Contrived city simply can't compare to the real thing

July 24, 2003|By Dan Rodricks

PEOPLE WHO live in Columbia but find themselves bored by it ought to be able to jump a high-speed train - 15 minutes, tops - to the Inner Harbor, drench themselves in the cultural life they can't find along the shores of Kittamaqundi, then return home to Gold Amber Garth.

Baltimore should be Columbia's downtown, and Columbia should just be Columbia - it's doing pretty well just as Columbia - and if Jim Rouse were alive I bet he'd agree with me. I think he would have revised the original plan by now.

He's the same man who developed Harborplace, remember?

I bring this up because it looks like Columbia is having a midlife crisis, at the age of 36, with some people wanting Town Center to make the leap from what it is today - a mall, some office buildings and about 4,200 residents - into a city that never sleeps.
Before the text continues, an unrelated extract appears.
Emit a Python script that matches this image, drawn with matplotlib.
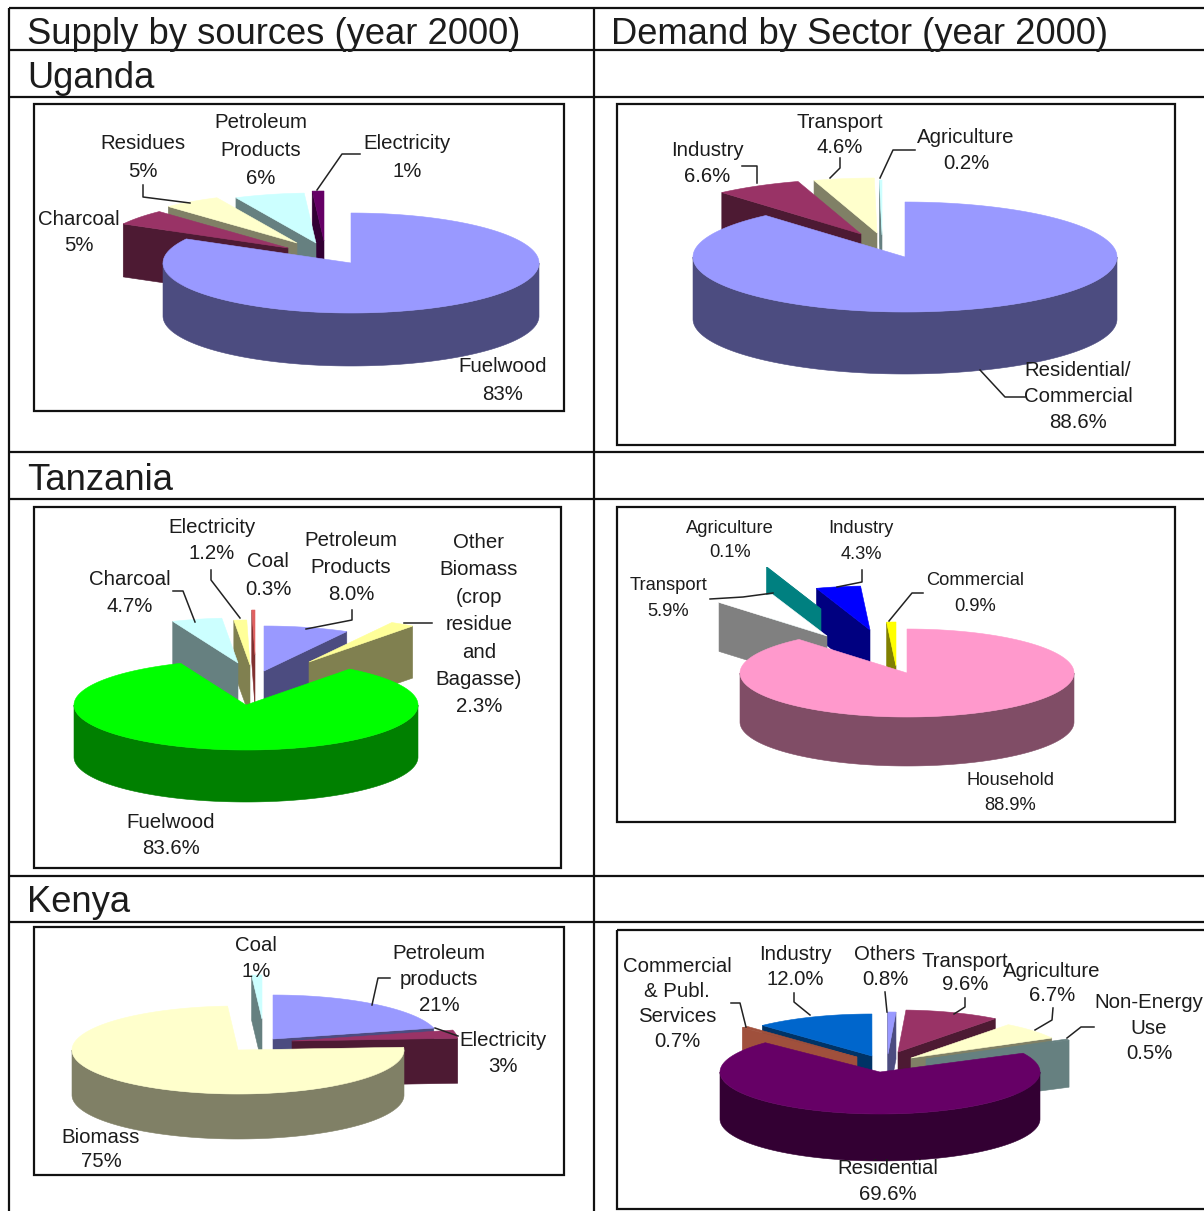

Others want it to remain what it is - a sprawling and independent development, a string of villages with nice bike paths and decent schools, and no pretense (or death wish, depending on your level of cynicism) about being urban.

You could call Columbia lots of things but a city it's not, and it might never be, even with more townhouses along Governor Warfield Parkway.

It's not in Columbia's nature to be a city.

First of all, it didn't evolve. It hatched. We're talking Big Bang here.

Columbia prides itself on being "planned," a kind of big social engineering project that worked. Columbia is well balanced and well maintained. It's not immune to violent crime or drug abuse, but surveys show its residents are generally happy with life there, in part because they know that Columbia is insulated from the human vagaries that burden the old cities like Baltimore. There just isn't much X factor, that which makes the old cities intriguing, unpredictable, quirky and vulnerable to relatively rapid change, for better or worse. (Hey, real cities are a little rough around the edges, you know?)

"Distance from tipping point" is a huge, quality-of-life factor anywhere.

The neighborhoods of Columbia might have a tipping point - the point at which a good community falls into a downward spiral that cannot be stopped without aggressive countermeasures by government and business - but I'd venture that those tipping points are generally a long way off.

Columbia doesn't have a drug or homicide problem on the scale of Baltimore's. But it also doesn't have the homegrown, organic funk and hum of real city life.

Columbia requires a car for everything. In Baltimore, if you're lucky, you can still walk to get your groceries or visit a neighborhood bar.

Hey, you can't have everything.

So what we need is a basic understanding about what Columbia is and what Baltimore is. Columbia is what it is, and apparently most of the people who live there like it.

What some people want is more rattle, more human life, in a "downtown" that doesn't really exist now. So they support the construction of more housing in Town Center.

I can't knock that. I'm an "infill" guy. I'd rather see more housing in the small gaps in areas that are already developed than in the decreasing open spaces and farmlands of Howard County. And such "infill" development might lead to Town Center being a little busier, a little more up all night, a little more karaoke for the culturally starved.

But a city?

We have a city. It's called Baltimore. People who live in Columbia and want city life ought to move to Baltimore.

Unfortunately, it's not that simple. We're not there yet.

Baltimore is still perceived as unsafe - despite the biggest recent reduction of violent crime of any American city - and saddled with underperforming schools - despite improved test scores. Thousands of families don't even have Baltimore on their radar screens as a place to live - despite home values rising faster here than in the immediate suburbs.

Too bad. We're missing a grand opportunity to improve the quality of life - less time in traffic, more time in our neighborhoods and homes - for thousands of Marylanders while setting up a better scheme for the future.

Pardon this Baltocentric rant but what the debate in Columbia points up is the need to have a healthy, clean, safe, vigorous Baltimore - not a contrived "city" in Columbia.

Baltimore has plenty of open space within its borders that could be made ripe for more residential development. We're running out of space as the population of Central Maryland grows. There could be close to a million people living in a safer, stronger Baltimore - and some day that could include many of the Columbians who yearn for "city life," or their children, or their children's children.

And for those who believe in Columbia and like it as it is - and want to stay there - let's connect them to that safer, stronger Baltimore by high-speed rail and give them as much Baltimore as they can stand, whenever they want it, before going home to the leafy boughs of Gold Amber Garth.